When Arthur was just nine years old his father, Arthur snr, died from a long standing heart condition. Arthur snr had been an employee of the Australian Postal Service. He worked in the Electric Telegraph Department in Inverell, Armidale and Sydney.
Young Arthur followed in his father’s footsteps, training as a wireless telegraphist after completing his schooling. At the time of his enlistment in August 1915 he was working as a junior assistant at Orange Post Office.
Because Arthur was under the age of 21, his mother, Edith Emily Green, was obliged to provide her written consent to his enlistment.
Arthur spent three months at Army Training Camp, before embarking SS Hawkes Bay in Sydney in November 1915. Private Gentle served in Egypt, Sinai and Palestine with the Australian Light Horse.

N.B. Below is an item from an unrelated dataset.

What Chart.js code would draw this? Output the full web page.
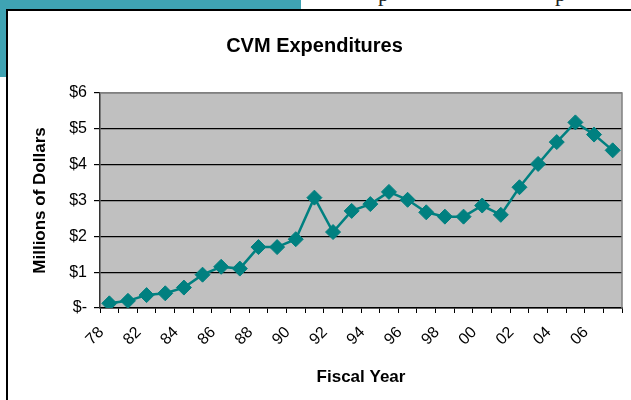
<!DOCTYPE html>
<html>
<head>
<meta charset="utf-8">
<script src="https://cdn.jsdelivr.net/npm/chart.js@4/dist/chart.umd.min.js"></script>
<style>
  html, body { margin: 0; padding: 0; background: #fff; }
  #wrap { position: relative; width: 631px; height: 400px; overflow: hidden; }
  .teal { position: absolute; background: #3fa3b3; }
  .blk { position: absolute; background: #000; }
  .frag { position: absolute; font-family: "Liberation Serif", "Times New Roman", serif; font-size: 22px; line-height: 22px; color: #222; }
  canvas { position: absolute; left: 0; top: 0; }
</style>
</head>
<body>
<div id="wrap">
  <div class="teal" style="left:0;top:0;width:301px;height:10px;"></div>
  <div class="teal" style="left:0;top:0;width:6px;height:77px;"></div>
  <div class="frag" style="left:378px;top:-17px;">p</div>
  <div class="frag" style="left:555px;top:-17px;">p</div>
  <div class="blk" style="left:6px;top:9px;width:625px;height:2px;"></div>
  <div class="blk" style="left:6px;top:9px;width:2px;height:391px;"></div>
  <canvas id="c" width="631" height="400"></canvas>
</div>
<script>
const years = ['78','81','82','83','84','85','86','87','88','89','90','91','92','93','94','95','96','97','98','99','00','01','02','03','04','05','06','07'];
const expenditures = [0.13,0.20,0.36,0.41,0.57,0.93,1.15,1.10,1.70,1.70,1.92,3.08,2.12,2.71,2.90,3.24,3.02,2.67,2.55,2.55,2.86,2.60,3.37,4.02,4.63,5.18,4.84,4.40];
const yTickLabels = ['$-','$1','$2','$3','$4','$5','$6'];

const FONT = "'Liberation Sans', Arial, sans-serif";

const plotBg = {
  id: 'plotBg',
  beforeDraw(chart) {
    const a = chart.chartArea, ctx = chart.ctx;
    ctx.save();
    ctx.fillStyle = '#c0c0c0';
    ctx.fillRect(a.left, a.top, a.right - a.left, a.bottom - a.top);
    ctx.restore();
  },
  beforeDatasetsDraw(chart) {
    const a = chart.chartArea, ctx = chart.ctx;
    ctx.save();
    ctx.strokeStyle = '#808080';
    ctx.lineWidth = 1.5;
    ctx.beginPath();
    ctx.moveTo(a.left, a.top);
    ctx.lineTo(a.right, a.top);
    ctx.lineTo(a.right, a.bottom);
    ctx.stroke();
    ctx.restore();
  }
};

new Chart(document.getElementById('c'), {
  type: 'line',
  data: {
    labels: years,
    datasets: [{
      data: expenditures,
      borderColor: '#008080',
      backgroundColor: '#008080',
      borderWidth: 2.5,
      pointStyle: 'rectRot',
      pointRadius: 7.5,
      pointBorderWidth: 1,
      pointBorderColor: '#008080',
      pointBackgroundColor: '#008080',
      tension: 0
    }]
  },
  options: {
    responsive: false,
    animation: false,
    devicePixelRatio: 1,
    layout: { padding: { left: 7, right: 9, top: 12, bottom: 0 } },
    plugins: {
      legend: { display: false },
      tooltip: { enabled: false },
      title: {
        display: true,
        text: 'CVM Expenditures',
        color: '#000',
        font: { family: FONT, size: 20, weight: 'bold', lineHeight: 1.2 },
        padding: { top: 22, bottom: 35 }
      }
    },
    scales: {
      x: {
        offset: true,
        afterFit(scale) { scale.height = 92; scale.paddingLeft = 0; scale.paddingRight = 0; },
        grid: { display: true, offset: true, drawOnChartArea: false, drawTicks: true, tickLength: 5, tickColor: '#000', tickWidth: 1 },
        border: { display: true, color: '#000', width: 1.5 },
        ticks: {
          autoSkip: false,
          minRotation: 45,
          maxRotation: 45,
          padding: 10,
          labelOffset: -8,
          color: '#000',
          font: { family: FONT, size: 16 },
          callback(value, index) { return index % 2 === 0 ? years[index] : ''; }
        },
        title: {
          display: true,
          text: 'Fiscal Year',
          color: '#000',
          font: { family: FONT, size: 17, weight: 'bold', lineHeight: 1.2 },
          padding: { top: 0, bottom: 12 }
        }
      },
      y: {
        min: 0,
        max: 6,
        afterFit(scale) { scale.width = 93; scale.paddingTop = 0; scale.paddingBottom = 0; },
        grid: {
          drawTicks: true,
          tickLength: 6,
          tickColor: '#000',
          color(ctx) { return ctx.tick && ctx.tick.value === 6 ? '#808080' : '#000'; },
          lineWidth: 1.2
        },
        border: { display: true, color: '#333', width: 1.5 },
        ticks: {
          stepSize: 1,
          padding: 7,
          color: '#000',
          font: { family: FONT, size: 16 },
          callback(value) { return yTickLabels[value]; }
        },
        title: {
          display: true,
          text: 'Millions of Dollars',
          color: '#000',
          font: { family: FONT, size: 17, weight: 'bold', lineHeight: 1.2 },
          padding: { top: 23, bottom: 0 }
        }
      }
    }
  },
  plugins: [plotBg]
});
</script>
</body>
</html>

In June 1916 Arthur was admitted to the 3rd General Hospital in Port Said with burnt feet. He was discharged one month later and taken on strength with the 2nd Light Horse Training Regiment at Tel-el-Kebir.
In October 1916 Private Gentle qualified as a Signaller.
On 28 March 1918 Arthur was wounded in action during the first Battle of Amman. He was admitted to 14th Australian General Hospital in Port Said with gunshot wounds to both legs and his left thigh. Arthur recovered from his injuries and rejoined his regiment in July 1918.
Three months later Signaller Gentle was admitted to the 47th Stationary Hospital in Palestine suffering from malaria. On 21 October 1918 Arthur succumbed to the disease. He was buried in the Gaza War Cemetery the following day; Chaplain ER Lockyer officiated at the funeral.
Arthur Clive Gentle is commemorated on panel number 5 on the Roll of Honour at the Australian War Memorial in Canberra.
Arthur’s WWI service medals were issued to his mother, Edith, and are now held at the Australian War Memorial.